Hamish Fulton said in one of his pieces:
“A walk has a life of its own and does not need to be materialised into an artwork”
I have a few days of reflection now before heading back – who knows where this journey will lead.
Three weeks into my residency at Ilam Park, National Trust, I am realising that I know even less than I did at the beginning. In my proposal I wanted to explore the relationship between people and landscape. My realisation is that this is a much bigger question than I first imagined. Engagement has been good – lots of families, seniors and hostellers have taken up my offer for them to paint (over 100 paintings and drawings so far) the picturesque (which is why Ilam Park was created 270 years ago ). I have deliberately chosen not to ‘vet’ or criticise these creations and as a result it is liberating for all. Each piece carries a deep pleasure of image making for the sake of it.
Luckily the Trust has a lot of documentation about the development and history of the estate which has enabled me to open discussions and record them with lots different types visitors – walkers, day trippers, families ….

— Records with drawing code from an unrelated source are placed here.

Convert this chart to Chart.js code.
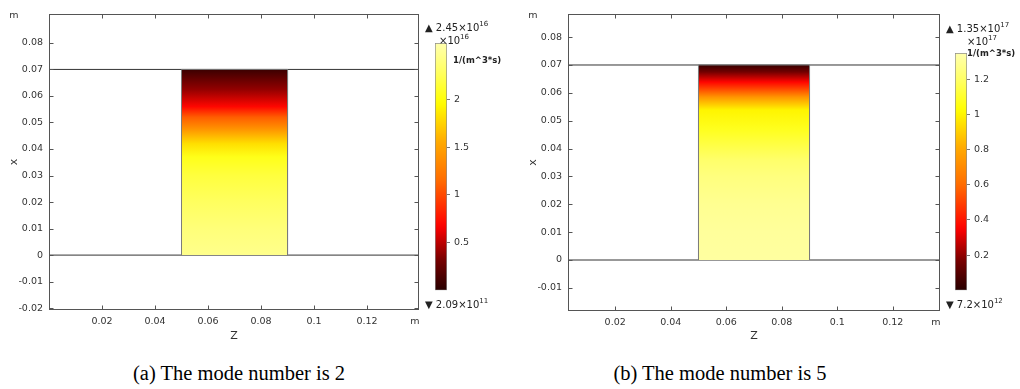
<!DOCTYPE html>
<html>
<head>
<meta charset="utf-8">
<script src="https://cdn.jsdelivr.net/npm/chart.js@4.4.1/dist/chart.umd.min.js"></script>
<style>
  html, body { margin: 0; padding: 0; background: #fff; }
  body { width: 1020px; height: 389px; position: relative; overflow: hidden; font-family: "DejaVu Sans", sans-serif; }
  canvas { position: absolute; }
  .lbl { position: absolute; font-size: 10px; line-height: 12px; white-space: nowrap; color: #222; }
  .lbl sup { font-size: 7px; position: relative; top: -1px; vertical-align: top; line-height: 7px; }
  .unit { font-weight: bold; font-size: 8.5px; }
  .cap { position: absolute; font-family: "Liberation Serif", "Times New Roman", serif; font-size: 20.5px; line-height: 22px; color: #000; white-space: nowrap; transform: translateX(-50%); }
</style>
</head>
<body>
<canvas id="plotA" width="430" height="345" style="left:0;top:0"></canvas>
<canvas id="plotB" width="431" height="345" style="left:519px;top:0"></canvas>
<canvas id="barA" width="60" height="300" style="left:425px;top:0"></canvas>
<canvas id="barB" width="60" height="300" style="left:945px;top:0"></canvas>

<div class="lbl" style="left:425px;top:22px">&#9650; 2.45&times;10<sup>16</sup></div>
<div class="lbl" style="left:439px;top:35px">&times;10<sup>16</sup></div>
<div class="lbl unit" style="left:453px;top:54px">1/(m^3*s)</div>
<div class="lbl" style="left:425px;top:299px">&#9660; 2.09&times;10<sup>11</sup></div>

<div class="lbl" style="left:946px;top:23px">&#9650; 1.35&times;10<sup>17</sup></div>
<div class="lbl" style="left:967px;top:36px">&times;10<sup>17</sup></div>
<div class="lbl unit" style="left:967px;top:47px">1/(m^3*s)</div>
<div class="lbl" style="left:946px;top:299px">&#9660; 7.2&times;10<sup>12</sup></div>

<div class="cap" style="left:239px;top:362px">(a) The mode number is 2</div>
<div class="cap" style="left:720px;top:362px">(b) The mode number is 5</div>

<script>
// domain: rectangle between z = 0.05..0.09 m, x = 0..0.07 m
const rectZ = [0.05, 0.09];
const rectX = [0, 0.07];

// (a) mode number 2 : rate along the height, in 1e16 1/(m^3*s)
const heightsA = [0, 0.01, 0.02, 0.03, 0.037, 0.042, 0.0474, 0.052, 0.056, 0.0625, 0.07];
const rateA = [2.45, 2.38, 2.28, 2.17, 2.05, 1.81, 1.42, 1.09, 0.70, 0.39, 0.08];
const zTicksA = [0.02, 0.04, 0.06, 0.08, 0.1, 0.12];
const xTicksA = [-0.02, -0.01, 0, 0.01, 0.02, 0.03, 0.04, 0.05, 0.06, 0.07, 0.08];
const zRangeA = [0, 0.1396];
const xRangeA = [-0.0207, 0.0909];
const cbTicksA = [0.5, 1, 1.5, 2];
const cbRangeA = [0, 2.59];

// (b) mode number 5 : rate along the height, in 1e17 1/(m^3*s)
const heightsB = [0, 0.01, 0.02, 0.03, 0.036, 0.0466, 0.0538, 0.0585, 0.0639, 0.0675, 0.07];
const rateB = [1.32, 1.31, 1.29, 1.25, 1.21, 1.08, 1.0, 0.74, 0.36, 0.16, 0.03];
const zTicksB = [0.02, 0.04, 0.06, 0.08, 0.1, 0.12];
const xTicksB = [-0.01, 0, 0.01, 0.02, 0.03, 0.04, 0.05, 0.06, 0.07, 0.08];
const zRangeB = [0.003, 0.137];
const xRangeB = [-0.0183, 0.0883];
const cbTicksB = [0.2, 0.4, 0.6, 0.8, 1, 1.2];
const cbRangeB = [0, 1.35];

// heat colour table (dark red -> red -> orange -> yellow -> pale yellow)
const heatStops = [
  [0.00, [40, 0, 0]],
  [0.12, [115, 0, 0]],
  [0.26, [255, 0, 0]],
  [0.45, [255, 110, 0]],
  [0.60, [255, 170, 0]],
  [0.76, [255, 255, 0]],
  [0.88, [255, 255, 95]],
  [1.00, [255, 255, 175]]
];

function heat(t) {
  t = Math.max(0, Math.min(1, t));
  for (let i = 1; i < heatStops.length; i++) {
    const [t1, c1] = heatStops[i];
    const [t0, c0] = heatStops[i - 1];
    if (t <= t1) {
      const f = (t - t0) / (t1 - t0);
      const c = c0.map((v, k) => Math.round(v + (c1[k] - v) * f));
      return `rgb(${c[0]},${c[1]},${c[2]})`;
    }
  }
  return 'rgb(255,255,175)';
}

const tickFont = { family: "'DejaVu Sans', sans-serif", size: 9.5 };
const tickColor = '#333';
const fmt = v => String(+Number(v).toFixed(3));

// box around the plot with inward ticks on all four sides, and unit labels
const frame = {
  id: 'frame',
  afterDraw(chart) {
    const { ctx, chartArea: a, scales: { x, y } } = chart;
    const L = Math.round(a.left) + 0.5, R = Math.round(a.right) - 0.5;
    const T = Math.round(a.top) + 0.5, B = Math.round(a.bottom) - 0.5;
    ctx.save();
    ctx.strokeStyle = '#555';
    ctx.lineWidth = 1;
    ctx.strokeRect(L, T, R - L, B - T);
    ctx.beginPath();
    x.ticks.forEach(t => {
      const px = Math.round(x.getPixelForValue(t.value)) + 0.5;
      ctx.moveTo(px, B); ctx.lineTo(px, B - 4);
      ctx.moveTo(px, T); ctx.lineTo(px, T + 4);
    });
    y.ticks.forEach(t => {
      const py = Math.round(y.getPixelForValue(t.value)) + 0.5;
      ctx.moveTo(L, py); ctx.lineTo(L + 4, py);
      ctx.moveTo(R, py); ctx.lineTo(R - 4, py);
    });
    ctx.stroke();
    ctx.fillStyle = tickColor;
    ctx.font = "9.5px 'DejaVu Sans', sans-serif";
    ctx.textAlign = 'center';
    ctx.textBaseline = 'middle';
    ctx.fillText('m', a.left - 35, a.top + 2);
    ctx.fillText('m', a.right - 4, a.bottom + 12);
    ctx.restore();
  }
};

function drawPanel(id, p) {
  const fieldFill = context => {
    const chart = context.chart;
    if (!chart.chartArea) return '#ffff99';
    const y = chart.scales.y;
    const top = rectX[1], bot = rectX[0];
    const g = chart.ctx.createLinearGradient(0, y.getPixelForValue(top), 0, y.getPixelForValue(bot));
    p.heights.forEach((h, i) => {
      g.addColorStop((top - h) / (top - bot), heat(p.rate[i] / p.cbRange[1]));
    });
    return g;
  };

  new Chart(document.getElementById(id), {
    type: 'scatter',
    data: {
      datasets: [
        {
          data: [
            { x: rectZ[0], y: rectX[0] }, { x: rectZ[0], y: rectX[1] },
            { x: rectZ[1], y: rectX[1] }, { x: rectZ[1], y: rectX[0] }
          ],
          showLine: true, fill: 'origin', backgroundColor: fieldFill,
          borderColor: '#7a7a7a', borderWidth: 1, pointRadius: 0
        },
        {
          data: [{ x: p.zRange[0], y: rectX[1] }, { x: p.zRange[1], y: rectX[1] }],
          showLine: true, borderColor: '#333', borderWidth: 1, pointRadius: 0
        },
        {
          data: [{ x: p.zRange[0], y: rectX[0] }, { x: p.zRange[1], y: rectX[0] }],
          showLine: true, borderColor: '#333', borderWidth: 1, pointRadius: 0
        }
      ]
    },
    options: {
      animation: false,
      responsive: false,
      layout: { padding: { top: 14, right: p.padRight, left: 0, bottom: 0 } },
      plugins: { legend: { display: false }, tooltip: { enabled: false } },
      scales: {
        x: {
          type: 'linear', min: p.zRange[0], max: p.zRange[1],
          afterBuildTicks: s => { s.ticks = p.zTicks.map(v => ({ value: v })); },
          afterFit: s => { s.height = p.xAxisH; },
          grid: { display: false, drawTicks: false }, border: { display: false },
          ticks: { font: tickFont, color: tickColor, padding: 6, autoSkip: false, maxRotation: 0, callback: fmt },
          title: { display: true, text: 'Z', color: '#333', font: { family: "'DejaVu Sans', sans-serif", size: 11 }, padding: { bottom: 2 } }
        },
        y: {
          type: 'linear', min: p.xRange[0], max: p.xRange[1],
          afterBuildTicks: s => { s.ticks = p.xTicks.map(v => ({ value: v })); },
          afterFit: s => { s.width = 49; },
          grid: { display: false, drawTicks: false }, border: { display: false },
          ticks: { font: tickFont, color: tickColor, padding: 6, autoSkip: false, callback: fmt },
          title: { display: true, text: 'x', color: '#333', font: { family: "'DejaVu Sans', sans-serif", size: 11 }, padding: { top: 8 } }
        }
      }
    },
    plugins: [frame]
  });
}

function drawColorbar(id, cb) {
  const barFill = context => {
    const chart = context.chart;
    const a = chart.chartArea;
    if (!a) return '#ff0';
    const g = chart.ctx.createLinearGradient(0, a.bottom, 0, a.top);
    for (let i = 0; i <= 40; i++) g.addColorStop(i / 40, heat(i / 40));
    return g;
  };

  new Chart(document.getElementById(id), {
    type: 'bar',
    data: {
      labels: [''],
      datasets: [{
        data: [cb.range], backgroundColor: barFill,
        borderColor: '#8c8c8c', borderWidth: 1, borderSkipped: false,
        barPercentage: 1, categoryPercentage: 1
      }]
    },
    options: {
      animation: false,
      responsive: false,
      layout: { padding: { top: cb.top, bottom: 7, left: 10, right: 0 } },
      plugins: { legend: { display: false }, tooltip: { enabled: false } },
      scales: {
        x: { display: false },
        y: {
          position: 'right', min: cb.range[0], max: cb.range[1],
          afterBuildTicks: s => { s.ticks = cb.ticks.map(v => ({ value: v })); },
          afterFit: s => { s.width = 38; },
          grid: { drawOnChartArea: false, tickLength: 3, color: '#777' },
          border: { display: false },
          ticks: { font: tickFont, color: tickColor, padding: 4, autoSkip: false, callback: fmt }
        }
      }
    }
  });
}

drawPanel('plotA', {
  heights: heightsA, rate: rateA, cbRange: cbRangeA,
  zTicks: zTicksA, xTicks: xTicksA, zRange: zRangeA, xRange: xRangeA,
  padRight: 11, xAxisH: 35
});
drawPanel('plotB', {
  heights: heightsB, rate: rateB, cbRange: cbRangeB,
  zTicks: zTicksB, xTicks: xTicksB, zRange: zRangeB, xRange: xRangeB,
  padRight: 10, xAxisH: 34
});
drawColorbar('barA', { range: cbRangeA, ticks: cbTicksA, top: 43 });
drawColorbar('barB', { range: cbRangeB, ticks: cbTicksB, top: 53 });
</script>
</body>
</html>
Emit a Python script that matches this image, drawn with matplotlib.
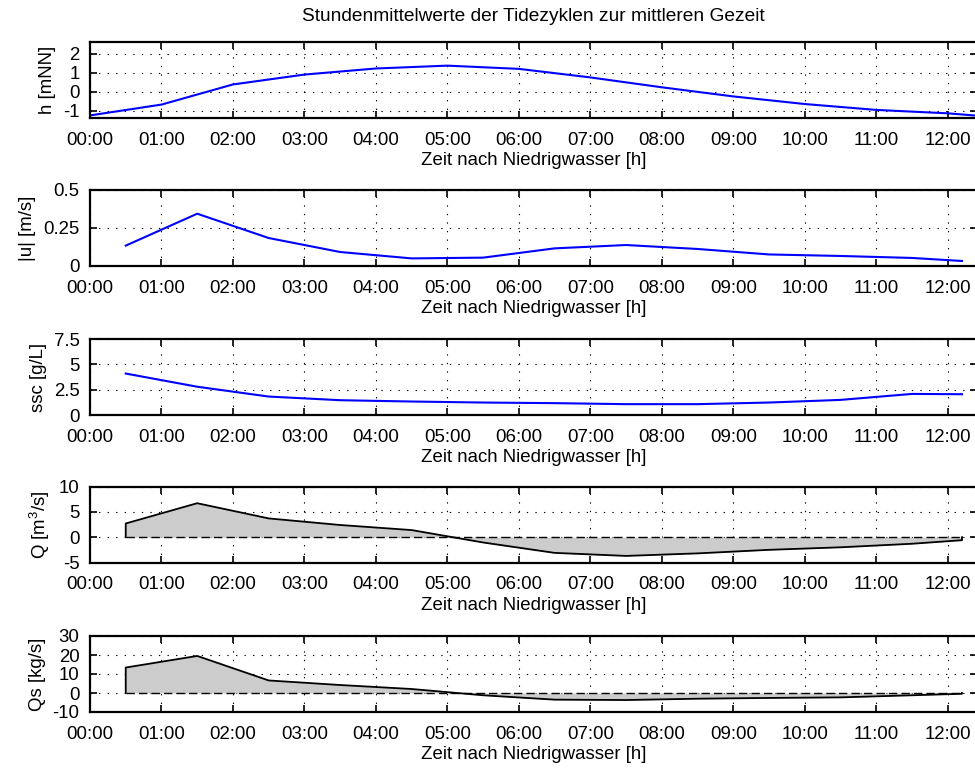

Some families and individuals come back regularly, for others it is just a one off.
Often times their reason for visiting Ilam park is to find recovery from busy lives and work, enjoying the view through to breathing the clean Peak District air. Understanding the necessary needs of these visitors is key to the National Trust’s status and visitor experience. The organisation needs visitors to serve and ‘grow’ their members.
As an artist I am driven to the land, my language and narrative is of the landscape.
On this residency I have started to walk the lost lanes and paths (discovered by pouring over many maps and documents – some predate the build of the estate). Being ambulant gives a certain timelessness to my practice. These roads are paths once built, routes that historically humans created are now been absorbed back into nature. I absorb and recognise what I see around me and realise that there is a continued impermanence of the land as well as the moment of being and creating. The experience can only be realised once completed. I can imagine it through the time spent research and pouring over maps however the artwork is the walking itself and so I must continue.